Worst of all, Ettercap can decode SSHv1 in real time. If Wireshark cannot decode SSH now, I suspect it will soon.

In my mind, this puts SSHv1 into the same category as Telnet and unencrypted read-write SNMP; stuff that Just Should Not Be On My Network.

I absolutely understand why PuTTY supports SSHv1 by default. The generous people who spend their free time writing PuTTY aren’t interested in supporting folks who can’t be bothered to read the instructions. I might make the same decision in their place.

And yes, host key verification helps eliminate MITM attacks. But do your users really verify host keys? Really and truly? The PuTTY FAQ lists “How do I turn off the annoying host key verification prompt?” as a question. As a sysadmin, I translate this as “yours users don’t verify host keys, and mine don’t either.”
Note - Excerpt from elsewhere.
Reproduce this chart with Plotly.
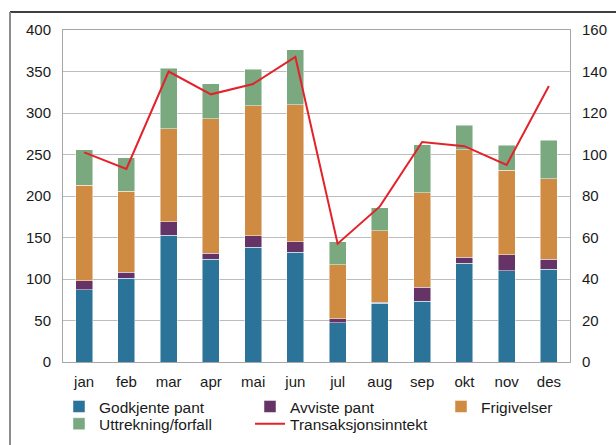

There’s no reason for anyone who actually reads this blog to routinely permit SSHv1, and the appearance of security is worse than no security. I encourage you to disable SSHv1 by default in your and your users’ clients. Users can override the default on a host-by-host basis, but at least they must make the conscious effort. They’ll probably ask you for help. This will help you find lingering SSHv1 servers. If you have some embedded device that only speaks SSHv1, well, you have a job to do. That job should include replacing that device or yelling at the vendor.

How do you disable SSHv1 in PuTTY? Open PuTTY. On the left side, go to Connection->SSH. Select “2 only.” On the left side, select Session (at the top). Highlight “Default Settings.” Click Save. PuTTY saves its configuration in the registry, so you can export this setting and apply it to your client PCs through whatever method you use.

The most annoying part of this change is that PuTTY’s default settings do not propagate to all of the previously saved sessions. You must update them by hand or recreate them. I suspect that you could use some sort of script to update your saved sessions from your registry, but I can’t find such a thing. (This would be a great add-on tool for some Windows programmer looking for a way to contribute to the community.)

I will continue to highly recommend PuTTY to my Windows-based friends, with a note on how to disable SSHv1. As a lowly user who has no right to complain and who doesn’t have to listen to users whinge, though, I’d like to say to the PuTTY folks: researchers broke SSHv1 thirteen years ago. It’s time to stop accepting it by default.